EXERCISE INPUT:
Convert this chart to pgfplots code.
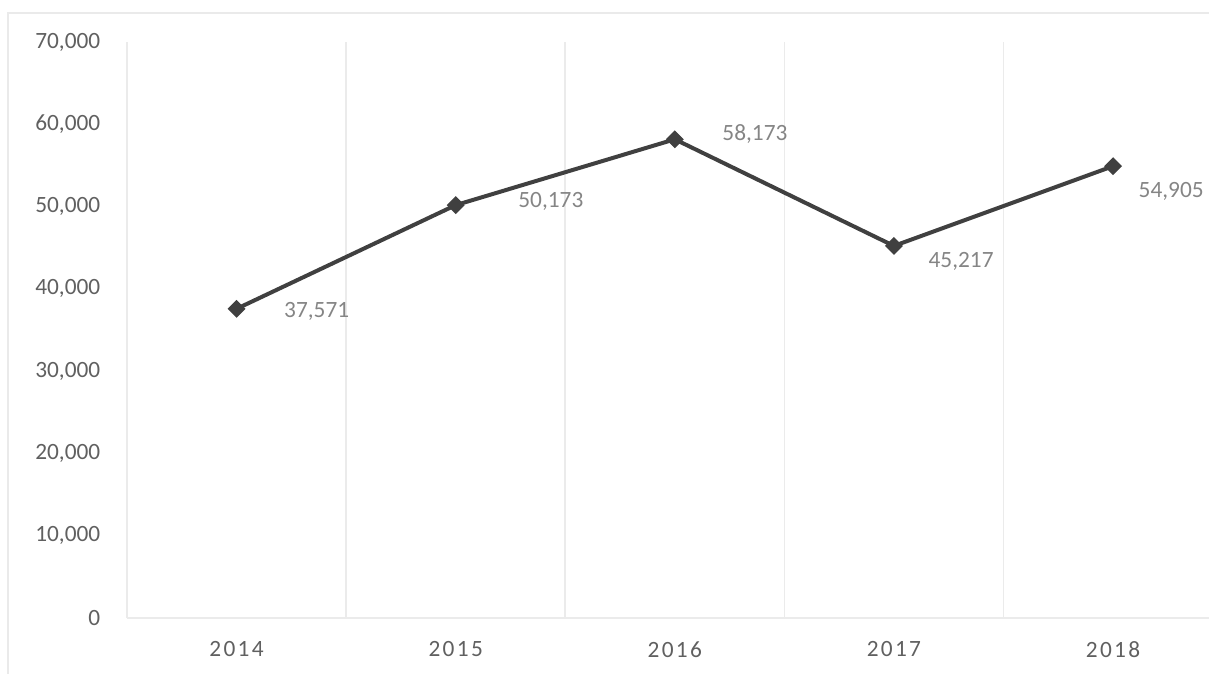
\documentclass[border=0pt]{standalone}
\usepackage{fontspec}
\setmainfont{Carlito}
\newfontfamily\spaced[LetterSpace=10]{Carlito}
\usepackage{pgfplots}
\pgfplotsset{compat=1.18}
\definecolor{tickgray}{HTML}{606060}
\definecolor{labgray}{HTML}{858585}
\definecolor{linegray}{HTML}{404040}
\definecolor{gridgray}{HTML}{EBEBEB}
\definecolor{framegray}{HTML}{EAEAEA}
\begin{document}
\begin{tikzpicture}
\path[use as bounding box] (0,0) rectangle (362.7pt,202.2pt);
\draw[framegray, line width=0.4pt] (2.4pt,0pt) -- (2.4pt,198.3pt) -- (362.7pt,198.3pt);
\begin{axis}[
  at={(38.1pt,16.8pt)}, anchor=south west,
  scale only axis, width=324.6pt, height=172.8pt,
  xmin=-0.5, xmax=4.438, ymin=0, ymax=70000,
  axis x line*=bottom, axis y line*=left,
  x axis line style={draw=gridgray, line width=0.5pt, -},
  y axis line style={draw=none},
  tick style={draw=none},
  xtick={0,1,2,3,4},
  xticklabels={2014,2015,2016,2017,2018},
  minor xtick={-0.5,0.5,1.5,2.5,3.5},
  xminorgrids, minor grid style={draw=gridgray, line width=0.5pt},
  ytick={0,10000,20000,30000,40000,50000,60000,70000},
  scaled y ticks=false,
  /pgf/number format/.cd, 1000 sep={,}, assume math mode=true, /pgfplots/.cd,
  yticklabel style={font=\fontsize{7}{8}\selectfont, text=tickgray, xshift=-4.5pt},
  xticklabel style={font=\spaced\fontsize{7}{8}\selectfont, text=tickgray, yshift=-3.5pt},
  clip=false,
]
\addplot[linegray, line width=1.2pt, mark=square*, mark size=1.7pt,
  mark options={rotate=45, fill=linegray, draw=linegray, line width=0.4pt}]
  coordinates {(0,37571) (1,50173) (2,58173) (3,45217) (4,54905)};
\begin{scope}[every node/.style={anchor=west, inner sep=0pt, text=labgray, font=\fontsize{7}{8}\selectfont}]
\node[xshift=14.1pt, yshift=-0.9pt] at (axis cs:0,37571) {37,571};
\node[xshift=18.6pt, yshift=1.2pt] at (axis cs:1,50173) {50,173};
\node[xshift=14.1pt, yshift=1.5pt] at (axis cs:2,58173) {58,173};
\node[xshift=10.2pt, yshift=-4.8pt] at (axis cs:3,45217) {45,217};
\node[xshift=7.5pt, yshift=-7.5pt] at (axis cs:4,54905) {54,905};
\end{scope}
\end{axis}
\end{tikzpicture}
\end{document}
---
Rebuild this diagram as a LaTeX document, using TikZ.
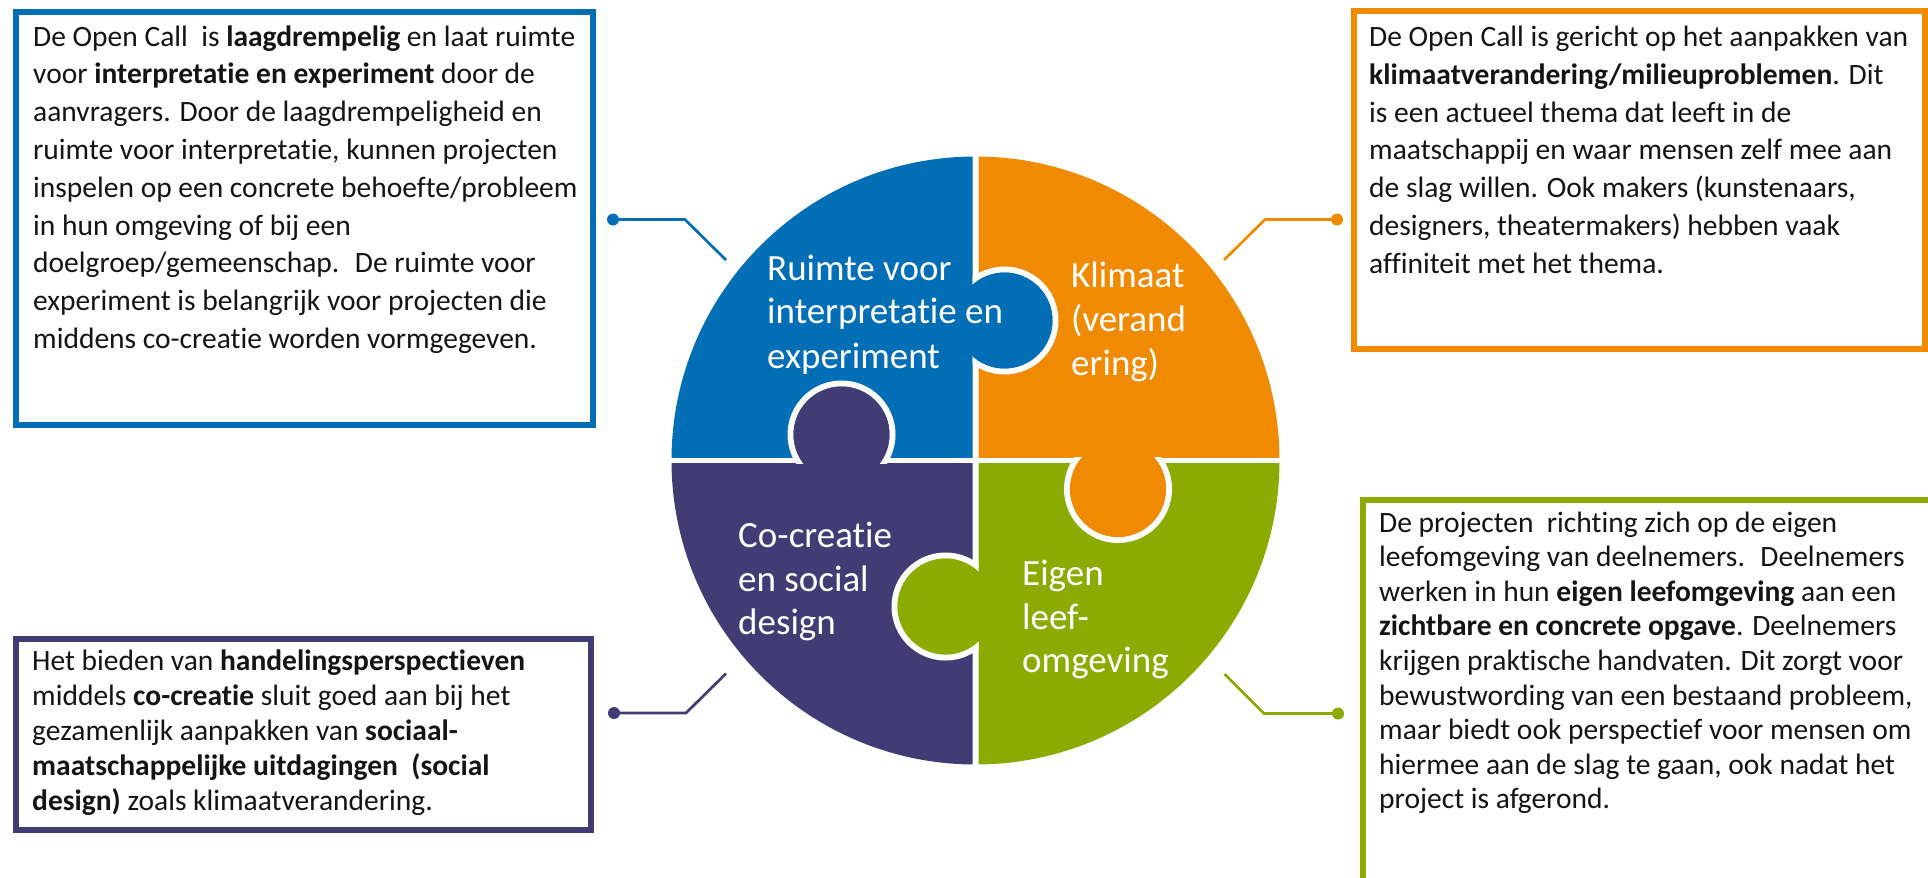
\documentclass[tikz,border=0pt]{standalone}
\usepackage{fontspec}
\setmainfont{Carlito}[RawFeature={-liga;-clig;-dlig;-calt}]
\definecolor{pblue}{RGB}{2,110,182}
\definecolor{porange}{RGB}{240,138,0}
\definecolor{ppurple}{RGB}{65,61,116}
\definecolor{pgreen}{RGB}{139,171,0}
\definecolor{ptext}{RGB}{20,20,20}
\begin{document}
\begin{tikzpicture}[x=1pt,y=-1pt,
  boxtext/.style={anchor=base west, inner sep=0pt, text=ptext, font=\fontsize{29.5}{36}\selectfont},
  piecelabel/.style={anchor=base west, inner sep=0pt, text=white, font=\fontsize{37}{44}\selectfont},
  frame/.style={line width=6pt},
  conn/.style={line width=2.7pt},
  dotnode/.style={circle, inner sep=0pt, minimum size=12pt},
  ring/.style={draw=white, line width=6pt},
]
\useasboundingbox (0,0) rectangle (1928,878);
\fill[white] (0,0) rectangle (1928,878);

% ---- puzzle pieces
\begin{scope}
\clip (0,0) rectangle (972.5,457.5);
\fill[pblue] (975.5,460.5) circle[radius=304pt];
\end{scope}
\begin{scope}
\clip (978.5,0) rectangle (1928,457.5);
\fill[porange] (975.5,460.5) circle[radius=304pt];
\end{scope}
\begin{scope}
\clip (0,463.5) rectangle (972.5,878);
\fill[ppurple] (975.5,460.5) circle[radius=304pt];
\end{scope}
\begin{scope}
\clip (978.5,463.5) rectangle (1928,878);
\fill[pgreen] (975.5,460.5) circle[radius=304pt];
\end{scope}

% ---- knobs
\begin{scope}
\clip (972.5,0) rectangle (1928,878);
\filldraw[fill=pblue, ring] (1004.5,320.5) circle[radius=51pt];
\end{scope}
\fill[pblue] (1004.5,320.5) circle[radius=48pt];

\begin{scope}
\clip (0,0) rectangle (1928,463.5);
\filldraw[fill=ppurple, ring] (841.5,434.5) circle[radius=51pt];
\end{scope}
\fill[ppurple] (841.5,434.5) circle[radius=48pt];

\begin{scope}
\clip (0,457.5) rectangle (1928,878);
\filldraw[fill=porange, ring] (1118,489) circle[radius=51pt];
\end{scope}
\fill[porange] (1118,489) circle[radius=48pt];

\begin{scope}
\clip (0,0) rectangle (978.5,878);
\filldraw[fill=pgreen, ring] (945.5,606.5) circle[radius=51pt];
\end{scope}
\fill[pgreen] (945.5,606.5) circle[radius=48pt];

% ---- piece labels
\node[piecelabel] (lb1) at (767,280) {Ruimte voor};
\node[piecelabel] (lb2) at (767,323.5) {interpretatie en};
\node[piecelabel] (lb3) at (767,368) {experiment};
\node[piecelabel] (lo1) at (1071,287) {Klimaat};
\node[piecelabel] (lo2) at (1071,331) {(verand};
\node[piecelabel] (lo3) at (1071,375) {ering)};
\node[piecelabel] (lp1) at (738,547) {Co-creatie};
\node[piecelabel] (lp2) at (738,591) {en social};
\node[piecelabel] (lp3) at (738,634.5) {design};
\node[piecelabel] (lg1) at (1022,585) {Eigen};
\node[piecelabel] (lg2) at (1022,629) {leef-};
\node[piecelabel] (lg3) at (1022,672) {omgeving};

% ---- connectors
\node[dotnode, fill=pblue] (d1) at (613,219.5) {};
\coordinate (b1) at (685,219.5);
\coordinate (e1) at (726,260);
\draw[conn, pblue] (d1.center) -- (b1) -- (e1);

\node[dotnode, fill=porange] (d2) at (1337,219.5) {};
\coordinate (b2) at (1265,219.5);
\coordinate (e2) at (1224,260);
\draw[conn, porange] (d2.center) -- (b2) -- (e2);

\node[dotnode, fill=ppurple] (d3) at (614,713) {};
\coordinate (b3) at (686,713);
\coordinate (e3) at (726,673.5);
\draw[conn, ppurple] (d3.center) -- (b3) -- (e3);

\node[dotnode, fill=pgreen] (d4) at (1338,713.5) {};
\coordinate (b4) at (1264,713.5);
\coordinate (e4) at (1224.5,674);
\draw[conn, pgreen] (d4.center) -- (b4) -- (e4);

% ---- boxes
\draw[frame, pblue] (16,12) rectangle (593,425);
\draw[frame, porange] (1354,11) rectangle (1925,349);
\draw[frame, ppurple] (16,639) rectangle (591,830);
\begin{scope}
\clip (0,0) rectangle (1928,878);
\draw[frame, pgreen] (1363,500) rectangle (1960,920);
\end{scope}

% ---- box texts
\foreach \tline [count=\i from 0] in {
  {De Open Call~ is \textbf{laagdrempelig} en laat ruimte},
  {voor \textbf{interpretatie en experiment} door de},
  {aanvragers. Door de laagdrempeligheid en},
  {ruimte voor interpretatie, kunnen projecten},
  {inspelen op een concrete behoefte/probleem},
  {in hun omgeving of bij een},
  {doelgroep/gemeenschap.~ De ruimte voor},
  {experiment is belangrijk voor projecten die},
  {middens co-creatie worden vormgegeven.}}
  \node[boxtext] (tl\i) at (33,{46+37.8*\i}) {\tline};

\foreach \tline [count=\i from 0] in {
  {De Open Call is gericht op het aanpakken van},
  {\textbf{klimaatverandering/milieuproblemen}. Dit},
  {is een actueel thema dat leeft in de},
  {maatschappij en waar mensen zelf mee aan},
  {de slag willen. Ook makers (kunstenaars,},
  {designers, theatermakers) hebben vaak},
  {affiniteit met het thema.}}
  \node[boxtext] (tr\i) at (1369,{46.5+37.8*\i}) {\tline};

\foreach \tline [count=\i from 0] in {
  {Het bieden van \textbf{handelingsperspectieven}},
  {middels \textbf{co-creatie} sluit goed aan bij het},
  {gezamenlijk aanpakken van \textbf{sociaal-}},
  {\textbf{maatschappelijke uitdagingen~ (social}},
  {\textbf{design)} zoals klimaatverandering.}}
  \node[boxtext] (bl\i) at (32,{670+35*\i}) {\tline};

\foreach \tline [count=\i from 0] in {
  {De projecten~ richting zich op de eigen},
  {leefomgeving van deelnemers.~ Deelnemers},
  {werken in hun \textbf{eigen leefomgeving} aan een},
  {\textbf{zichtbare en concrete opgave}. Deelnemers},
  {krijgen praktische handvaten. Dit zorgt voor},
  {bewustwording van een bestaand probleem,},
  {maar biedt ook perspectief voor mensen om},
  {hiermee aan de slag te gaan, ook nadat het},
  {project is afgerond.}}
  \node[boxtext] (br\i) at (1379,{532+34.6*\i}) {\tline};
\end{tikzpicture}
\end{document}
...
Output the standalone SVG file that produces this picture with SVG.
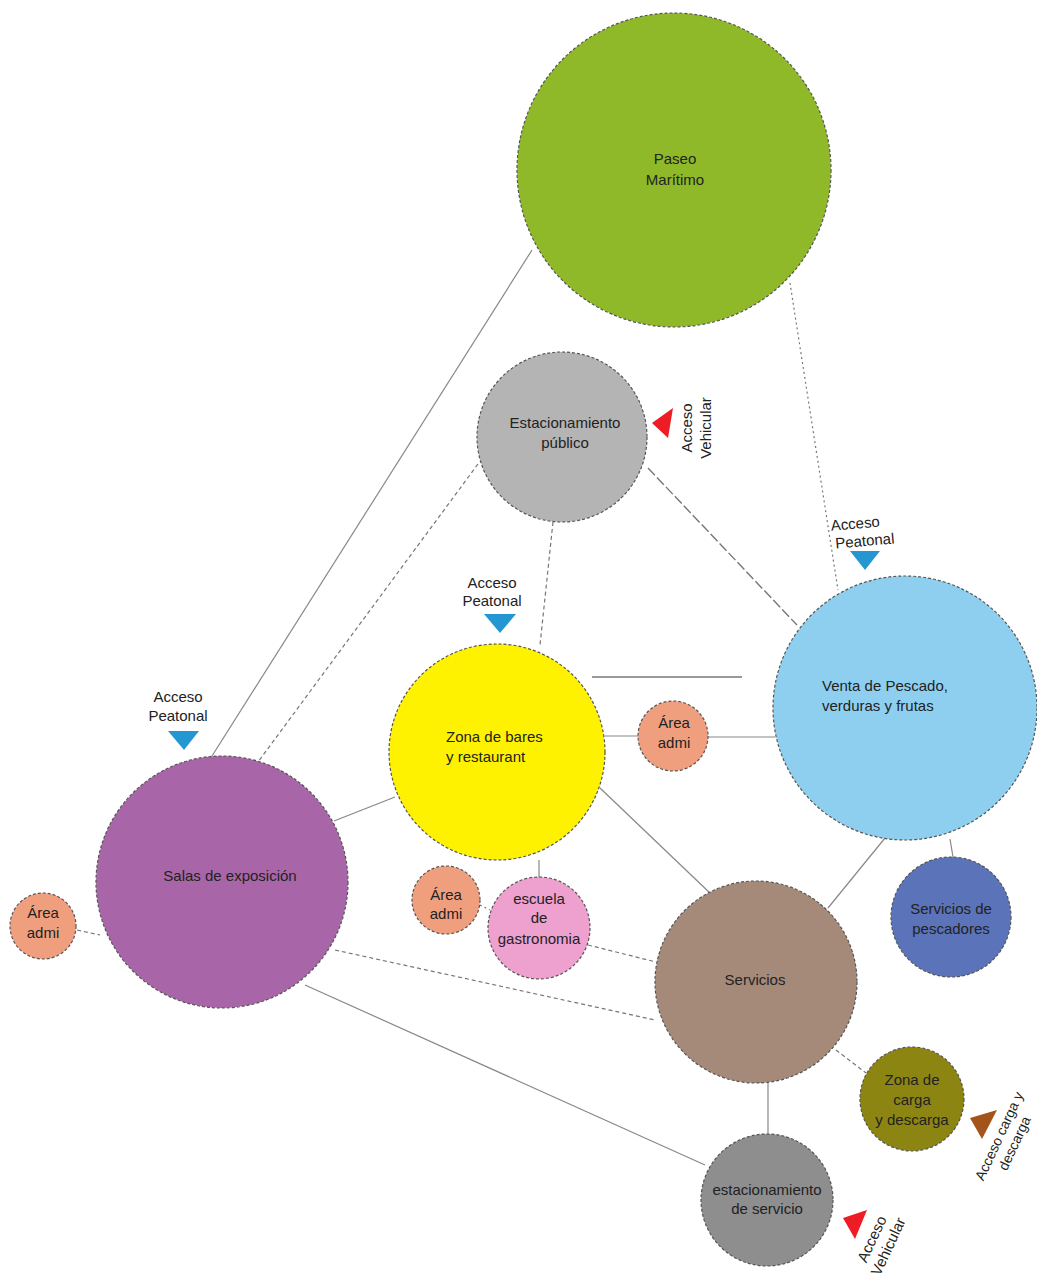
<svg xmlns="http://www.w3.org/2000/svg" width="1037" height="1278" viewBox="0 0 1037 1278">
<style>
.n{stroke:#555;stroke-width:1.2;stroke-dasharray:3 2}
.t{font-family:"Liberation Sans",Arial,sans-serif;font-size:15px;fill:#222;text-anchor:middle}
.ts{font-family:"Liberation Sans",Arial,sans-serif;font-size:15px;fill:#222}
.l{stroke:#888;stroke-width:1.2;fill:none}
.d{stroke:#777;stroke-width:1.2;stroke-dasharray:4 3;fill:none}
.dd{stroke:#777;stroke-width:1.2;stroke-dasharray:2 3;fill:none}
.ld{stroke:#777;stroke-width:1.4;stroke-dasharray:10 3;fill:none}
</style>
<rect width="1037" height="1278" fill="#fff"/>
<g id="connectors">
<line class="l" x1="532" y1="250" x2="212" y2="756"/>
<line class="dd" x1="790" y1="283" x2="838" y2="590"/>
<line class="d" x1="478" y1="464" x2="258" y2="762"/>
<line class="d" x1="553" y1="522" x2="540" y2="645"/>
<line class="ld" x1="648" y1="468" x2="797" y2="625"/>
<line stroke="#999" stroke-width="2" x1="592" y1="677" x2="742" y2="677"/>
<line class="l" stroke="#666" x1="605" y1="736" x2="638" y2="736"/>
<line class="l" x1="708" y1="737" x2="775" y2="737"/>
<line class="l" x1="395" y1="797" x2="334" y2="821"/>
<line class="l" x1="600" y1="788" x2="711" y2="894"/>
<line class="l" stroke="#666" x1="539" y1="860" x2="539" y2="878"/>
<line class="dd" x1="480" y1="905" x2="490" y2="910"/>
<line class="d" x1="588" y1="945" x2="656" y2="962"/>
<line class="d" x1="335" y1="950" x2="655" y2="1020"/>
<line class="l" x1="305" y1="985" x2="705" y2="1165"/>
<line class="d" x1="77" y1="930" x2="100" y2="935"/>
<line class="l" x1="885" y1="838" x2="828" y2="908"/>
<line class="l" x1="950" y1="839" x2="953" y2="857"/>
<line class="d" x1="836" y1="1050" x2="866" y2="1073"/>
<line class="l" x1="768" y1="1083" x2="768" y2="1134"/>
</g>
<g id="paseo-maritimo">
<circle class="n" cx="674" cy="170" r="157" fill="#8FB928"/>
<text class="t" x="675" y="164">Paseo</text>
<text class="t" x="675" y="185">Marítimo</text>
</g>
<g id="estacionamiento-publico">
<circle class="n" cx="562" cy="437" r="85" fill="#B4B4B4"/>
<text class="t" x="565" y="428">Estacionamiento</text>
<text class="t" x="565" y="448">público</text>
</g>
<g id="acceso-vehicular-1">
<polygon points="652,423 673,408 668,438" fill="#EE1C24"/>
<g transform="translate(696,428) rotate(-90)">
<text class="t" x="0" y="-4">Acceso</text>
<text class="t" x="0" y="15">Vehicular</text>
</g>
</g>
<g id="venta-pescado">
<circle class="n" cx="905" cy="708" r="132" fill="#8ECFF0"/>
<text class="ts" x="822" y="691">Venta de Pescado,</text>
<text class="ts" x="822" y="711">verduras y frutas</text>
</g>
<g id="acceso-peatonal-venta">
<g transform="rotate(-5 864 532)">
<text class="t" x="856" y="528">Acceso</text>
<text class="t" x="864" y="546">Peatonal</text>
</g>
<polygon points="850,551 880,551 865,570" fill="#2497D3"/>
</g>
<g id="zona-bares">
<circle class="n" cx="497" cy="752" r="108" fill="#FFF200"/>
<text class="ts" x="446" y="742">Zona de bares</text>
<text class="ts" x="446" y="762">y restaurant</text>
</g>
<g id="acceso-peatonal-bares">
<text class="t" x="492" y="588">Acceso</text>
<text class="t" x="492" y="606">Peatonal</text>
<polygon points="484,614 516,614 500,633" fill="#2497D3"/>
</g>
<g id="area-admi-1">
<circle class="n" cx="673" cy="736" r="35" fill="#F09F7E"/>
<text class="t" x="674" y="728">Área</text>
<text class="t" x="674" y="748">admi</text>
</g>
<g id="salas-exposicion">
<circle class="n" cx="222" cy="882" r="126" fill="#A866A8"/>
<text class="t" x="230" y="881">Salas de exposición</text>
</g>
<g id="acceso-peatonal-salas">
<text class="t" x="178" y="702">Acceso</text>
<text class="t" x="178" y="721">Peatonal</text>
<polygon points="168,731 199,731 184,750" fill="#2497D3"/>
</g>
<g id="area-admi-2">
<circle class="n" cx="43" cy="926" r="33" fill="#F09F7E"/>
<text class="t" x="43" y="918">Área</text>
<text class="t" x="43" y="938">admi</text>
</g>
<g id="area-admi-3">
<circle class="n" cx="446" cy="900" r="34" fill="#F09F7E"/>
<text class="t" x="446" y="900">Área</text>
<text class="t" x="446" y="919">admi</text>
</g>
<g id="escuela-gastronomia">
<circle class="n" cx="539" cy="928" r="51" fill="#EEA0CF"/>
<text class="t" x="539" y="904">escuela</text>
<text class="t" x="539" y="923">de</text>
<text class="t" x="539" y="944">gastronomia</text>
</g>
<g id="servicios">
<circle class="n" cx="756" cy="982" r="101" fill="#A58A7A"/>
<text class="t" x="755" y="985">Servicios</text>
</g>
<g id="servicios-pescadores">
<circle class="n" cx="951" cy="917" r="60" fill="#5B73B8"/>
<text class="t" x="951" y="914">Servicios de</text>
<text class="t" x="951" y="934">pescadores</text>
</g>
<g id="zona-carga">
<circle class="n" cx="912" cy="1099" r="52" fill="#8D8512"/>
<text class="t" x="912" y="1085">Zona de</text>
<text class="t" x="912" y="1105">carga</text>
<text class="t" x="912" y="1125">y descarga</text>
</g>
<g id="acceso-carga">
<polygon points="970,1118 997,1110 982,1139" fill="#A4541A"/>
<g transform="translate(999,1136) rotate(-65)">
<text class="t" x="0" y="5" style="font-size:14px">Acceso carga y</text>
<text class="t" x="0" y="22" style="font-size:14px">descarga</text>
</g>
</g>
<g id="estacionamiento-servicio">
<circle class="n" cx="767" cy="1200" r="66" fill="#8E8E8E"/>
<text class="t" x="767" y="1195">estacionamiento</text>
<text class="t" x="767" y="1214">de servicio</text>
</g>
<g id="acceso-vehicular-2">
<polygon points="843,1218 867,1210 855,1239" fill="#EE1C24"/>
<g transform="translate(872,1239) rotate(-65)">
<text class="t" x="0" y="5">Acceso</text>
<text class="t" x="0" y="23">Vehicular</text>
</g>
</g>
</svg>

PROBLEM TO WORK ON: List all lines where "standalone" occurs.

FINAL RESULT:
\documentclass[border=0pt]{standalone}
\documentclass[tikz,border=0pt]{standalone}
Output the standalone SVG file that produces this picture with SVG.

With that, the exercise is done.